しかし、12月1日に良品計画は「無印良品ネットストア」の一部商品の受注・出荷業務を再開したと発表しました。再開対象となったのは、キャリーケースやマットレスなどのベッド用品といった大型商品、冷凍食品など6つのカテゴリで、合計1822品目が対象となっています。これに伴い、店舗での大型家具の商品取り寄せや注文受付も同日から再開されました。
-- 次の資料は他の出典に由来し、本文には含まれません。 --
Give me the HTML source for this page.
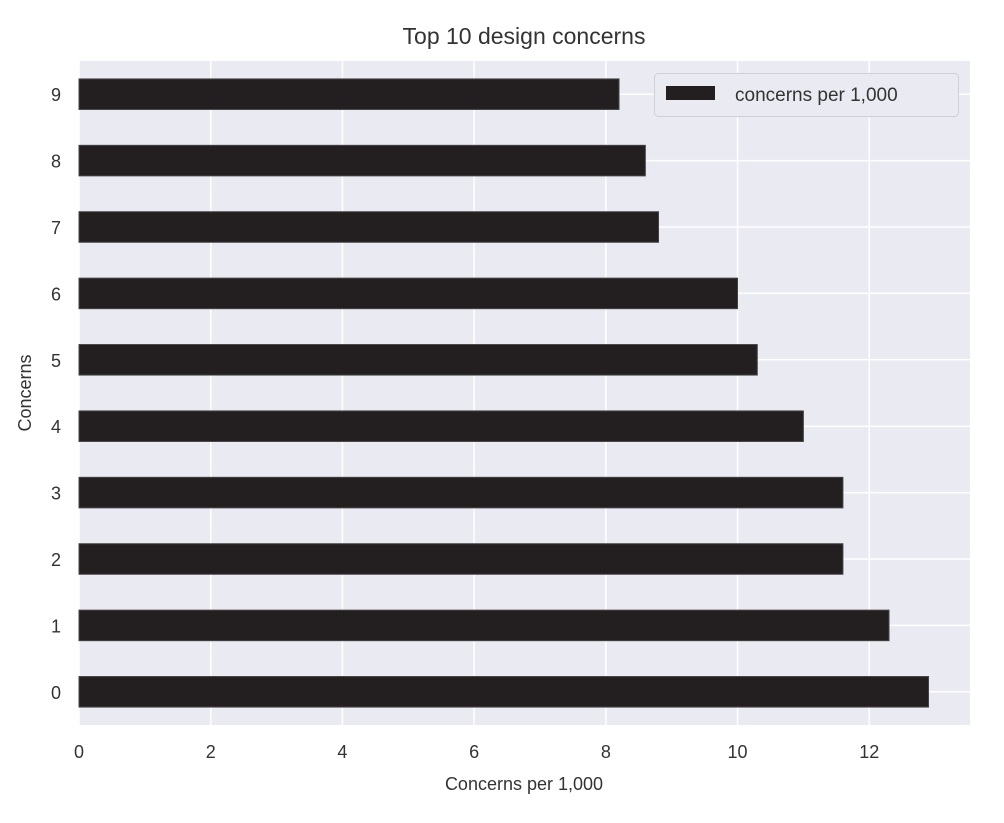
<!DOCTYPE html>
<html><head><meta charset="utf-8"><style>
body{margin:0;background:#fff;font-family:"Liberation Sans",Arial,sans-serif;}
text{font-family:"Liberation Sans",Arial,sans-serif;fill:#333;}
</style></head><body>
<svg id="chart" width="1004" height="818" xmlns="http://www.w3.org/2000/svg">
<text x="524" y="44" font-size="23" text-anchor="middle">Top 10 design concerns</text>
<rect x="79" y="61" width="891" height="664" fill="#eaeaf2"/>
<g id="grid"></g><g id="bars"></g><g id="ticks"></g>
<text x="524" y="790" font-size="18" text-anchor="middle">Concerns per 1,000</text>
<text transform="translate(31,393) rotate(-90)" font-size="18" text-anchor="middle">Concerns</text>
<g>
<rect x="654.5" y="73.5" width="304" height="43" rx="4" fill="#eaeaf2" stroke="#cfcfd6"/>
<rect x="666" y="86" width="49" height="14" fill="#231f20"/>
<text x="735" y="101" font-size="19">concerns per 1,000</text>
</g>
</svg>
<script>
const categories=["0","1","2","3","4","5","6","7","8","9"];
const values=[12.9,12.3,11.6,11.6,11.0,10.3,10.0,8.8,8.6,8.2];
const xTicks=[0,2,4,6,8,10,12];
const NS="http://www.w3.org/2000/svg";
const L=79,R=970,T=61,B=725,XMAX=13.53;
const n=categories.length,step=(B-T)/n;
function xs(v){return L+v/XMAX*(R-L);}
function ys(i){return B-step*(i+0.5);}
function mk(tag,attrs,parent){const e=document.createElementNS(NS,tag);for(const k in attrs)e.setAttribute(k,attrs[k]);document.getElementById(parent).appendChild(e);return e;}
xTicks.forEach(t=>{
 const g=mk('line',{x1:xs(t),x2:xs(t),y1:T,y2:B,stroke:'#fff','stroke-width':1.5},'grid');
 
 
 const l=mk('text',{x:xs(t),y:B+33,'font-size':18,'text-anchor':'middle'},'ticks');l.textContent=t;
 
 
});
categories.forEach((c,i)=>{
 const g=mk('line',{x1:L,x2:R,y1:ys(i),y2:ys(i),stroke:'#fff','stroke-width':1.5},'grid');
 
 
 const h=step*0.46;
 const b=mk('rect',{x:xs(0),y:ys(i)-h/2,width:xs(values[i])-xs(0),height:h,fill:'#231f20',stroke:'#444','stroke-width':1},'bars');
 
 
 const l=mk('text',{x:61,y:ys(i)+7,'font-size':18,'text-anchor':'end'},'ticks');l.textContent=c;
 
 
});
</script>
</body></html>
良品計画は、全商品の受注・出荷再開を12月中旬に予定しており、段階的な復旧を進めている状況です。

顧客情報流出の懸念と安全性対策

今回のランサムウェア攻撃に関連して、良品計画は11月14日に顧客情報が外部に流出した可能性があることを公表しています。これは利用者にとって非常に重大な問題であり、セキュリティ対策の強化が急務となっていました。
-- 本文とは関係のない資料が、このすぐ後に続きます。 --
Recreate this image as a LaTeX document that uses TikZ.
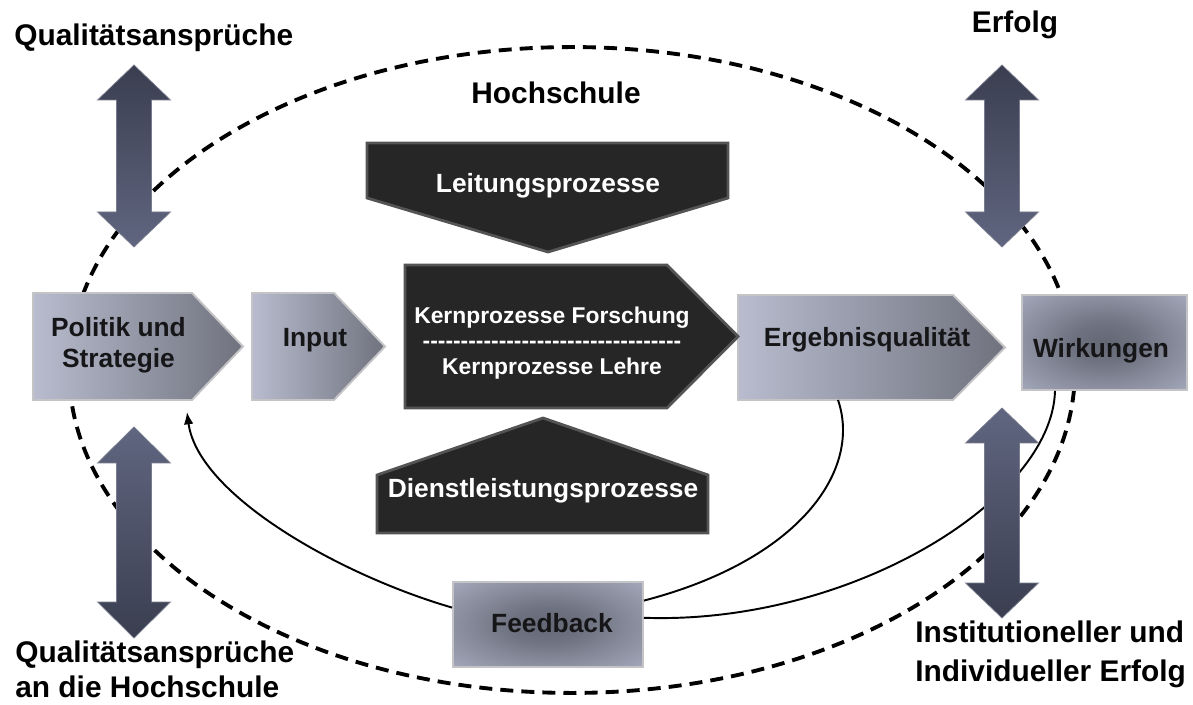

こうした状況を踏まえ、アスクル側は情報セキュリティ体制の抜本的な見直しを実施しています。12月3日のウェブサイト再開にあたり、アスクル側は専門家と連携しつつシステムの安全性に関する対策を講じており、安全にご注文いただけることを確認している旨を明示しています。ただし、現在のトライアル出荷は障害発生が確認されている倉庫管理システムを使用しない手運用による出荷スキームとなっており、従来とは異なる対応が続いている状況です。

経営への影響と市場反応

このランサムウェア攻撃は、良品計画の経営成績にも影響を及ぼしています。良品計画の11月度の既存店売上高が2カ月ぶりに前年割れとなり、株価も続落する状況となっているようです。ネットストアの停止期間が売上減少に直結したと考えられており、企業の危機管理体制の重要性が改めて浮き彫りになっています。

今後の展望と復旧スケジュール

アスクルは今回の事象を受け、単なるシステム復旧にとどまらず、情報セキュリティ体制の全面的な強化に取り組むことを表明しています。注文可能な商品は順次拡大される予定であり、今月中旬ごろには従来の倉庫管理システムを使った出荷方法への完全復帰を目指しています。
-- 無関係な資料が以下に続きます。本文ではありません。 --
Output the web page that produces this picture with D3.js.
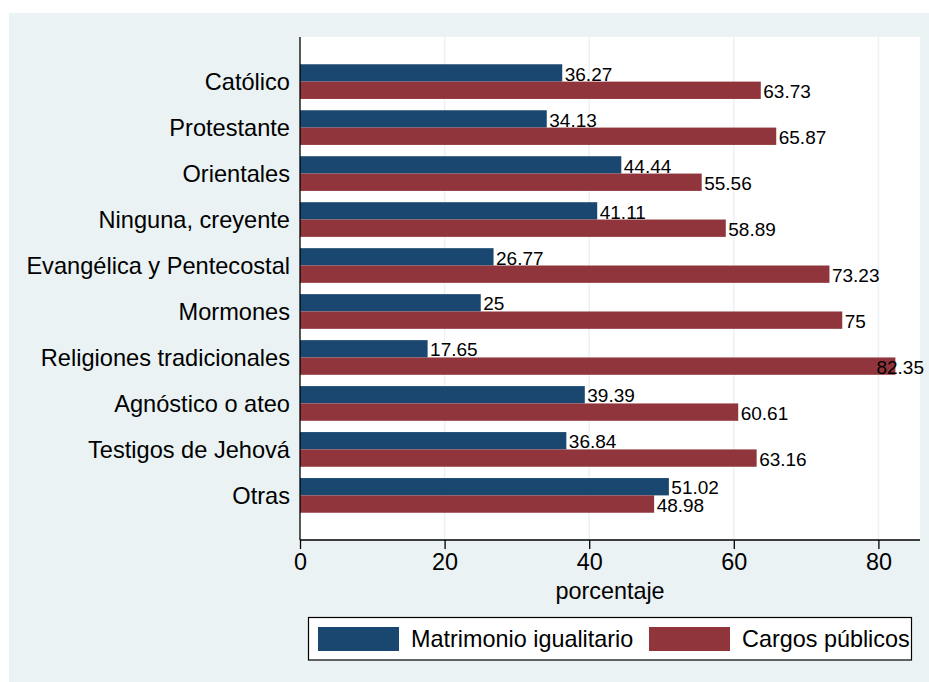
<!DOCTYPE html>
<html>
<head>
<meta charset="utf-8">
<script src="https://cdn.jsdelivr.net/npm/d3@7"></script>
<style>
  html, body { margin: 0; padding: 0; background: #ffffff; }
  text { font-family: "Liberation Sans", Arial, sans-serif; fill: #000; }
</style>
</head>
<body>
<svg id="chart" width="929" height="682"></svg>
<script>
const categories = ["Católico", "Protestante", "Orientales", "Ninguna, creyente",
  "Evangélica y Pentecostal", "Mormones", "Religiones tradicionales",
  "Agnóstico o ateo", "Testigos de Jehová", "Otras"];
const seriesNames = ["Matrimonio igualitario", "Cargos públicos"];
const matrimonio = [36.27, 34.13, 44.44, 41.11, 26.77, 25, 17.65, 39.39, 36.84, 51.02];
const cargos = [63.73, 65.87, 55.56, 58.89, 73.23, 75, 82.35, 60.61, 63.16, 48.98];
const xTicks = [0, 20, 40, 60, 80];
const colors = ["#1a476f", "#90353b"];
const axisTitle = "porcentaje";

const svg = d3.select("#chart");
const W = 929, H = 682;
const plot = { left: 300, right: 920, top: 37, bottom: 540 };

// outer graph region
svg.append("rect").attr("x", 9).attr("y", 13).attr("width", W - 9).attr("height", H - 13)
  .attr("fill", "#eaf2f3");
svg.append("rect").attr("x", plot.left).attr("y", plot.top)
  .attr("width", plot.right - plot.left).attr("height", plot.bottom - plot.top)
  .attr("fill", "#ffffff");

const x = d3.scaleLinear().domain([0, (plot.right - plot.left) / 7.23]).range([plot.left, plot.right]);
const y = d3.scaleBand().domain(categories).range([plot.top, plot.bottom])
  .paddingInner(0.2457).paddingOuter(0.593);
const ySub = d3.scaleBand().domain([0, 1]).range([0, y.bandwidth()]);

// gridlines
svg.append("g").selectAll("line").data(xTicks.filter(d => d > 0)).join("line")
  .attr("x1", d => x(d)).attr("x2", d => x(d))
  .attr("y1", plot.top).attr("y2", plot.bottom)
  .attr("stroke", "#eaf2f3").attr("stroke-width", 1.5);

const rows = categories.map((c, i) => ({ cat: c, vals: [matrimonio[i], cargos[i]] }));

const g = svg.append("g");
const groups = g.selectAll("g.grp").data(rows).join("g")
  .attr("transform", d => `translate(0,${y(d.cat)})`);

groups.selectAll("rect").data(d => d.vals.map((v, k) => ({ v, k }))).join("rect")
  .attr("x", x(0))
  .attr("y", d => ySub(d.k))
  .attr("width", d => x(d.v) - x(0))
  .attr("height", ySub.bandwidth())
  .attr("fill", d => colors[d.k]);

const labelLimit = 924;
groups.selectAll("text.val").data(d => d.vals.map((v, k) => ({ v, k }))).join("text")
  .attr("class", "val")
  .attr("y", d => ySub(d.k) + ySub.bandwidth() - 1)
  .style("font-size", "19px")
  .text(d => String(d.v))
  .attr("x", function(d) {
    const w = this.getComputedTextLength();
    return Math.min(x(d.v) + 2.5, labelLimit - w);
  });

// category labels
svg.append("g").selectAll("text").data(categories).join("text")
  .attr("x", plot.left - 10)
  .attr("y", d => y(d) + y.bandwidth() / 2 + 8.4)
  .attr("text-anchor", "end")
  .style("font-size", "23.6px")
  .text(d => d);

// axes
const xAxis = d3.axisBottom(x).tickValues(xTicks).tickSize(9).tickPadding(4).tickFormat(d3.format("d"));
const ax = svg.append("g").attr("transform", `translate(0,${plot.bottom})`).call(xAxis);
ax.select(".domain").remove();
ax.selectAll(".tick line").attr("stroke", "#000").attr("stroke-width", 1.3);
ax.selectAll(".tick text").style("font-size", "23.4px")
  .style("font-family", '"Liberation Sans", Arial, sans-serif').attr("fill", "#000");
svg.append("line").attr("x1", plot.left).attr("x2", plot.right + 0)
  .attr("y1", plot.bottom).attr("y2", plot.bottom).attr("stroke", "#000").attr("stroke-width", 1.3);
svg.append("line").attr("x1", plot.left).attr("x2", plot.left)
  .attr("y1", plot.top).attr("y2", plot.bottom).attr("stroke", "#000").attr("stroke-width", 1.3);

svg.append("text").attr("x", (plot.left + plot.right) / 2).attr("y", 599)
  .attr("text-anchor", "middle").style("font-size", "23.4px").text(axisTitle);

// legend
const leg = svg.append("g");
leg.append("rect").attr("x", 308.5).attr("y", 617.5).attr("width", 603).attr("height", 42.5)
  .attr("fill", "#fff").attr("stroke", "#000").attr("stroke-width", 1.2);
const legX = [318, 649];
seriesNames.forEach((name, k) => {
  leg.append("rect").attr("x", legX[k]).attr("y", 627).attr("width", 81).attr("height", 24)
    .attr("fill", colors[k]);
  leg.append("text").attr("x", legX[k] + 93).attr("y", 647).style("font-size", "23.4px").text(name);
});
</script>
</body>
</html>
利用可能な商品数については、12月3日の時点で約1450万アイテム超に拡大することが予定されており、段階的ながらも着実な復旧が進行中です。アスクル側は「一日も早い全面復旧を目指し、全社一丸となって取り組んでまいります」とのコメントを発表しており、顧客からの信頼回復に向けた真摯な姿勢が窺えます。

このランサムウェア攻撃事件は、大型企業であってもサイバー攻撃による被害を完全には防ぎ切れないことを示す事例となりました。同時に、こうした危機的状況下での迅速な対応と段階的な復旧プロセスが、企業の持続可能性や信頼性にいかに重要であるかを改めて認識させる出来事となっています。

アスクルと良品計画は、この試練を乗り越えるべく、セキュリティ体制の強化と顧客サービスの復旧に全力で取り組んでいます。完全な復旧が実現されることで、両社の信頼がどの程度回復されるのかについては、今後の経営成績とサービス品質の向上が重要な指標となるでしょう。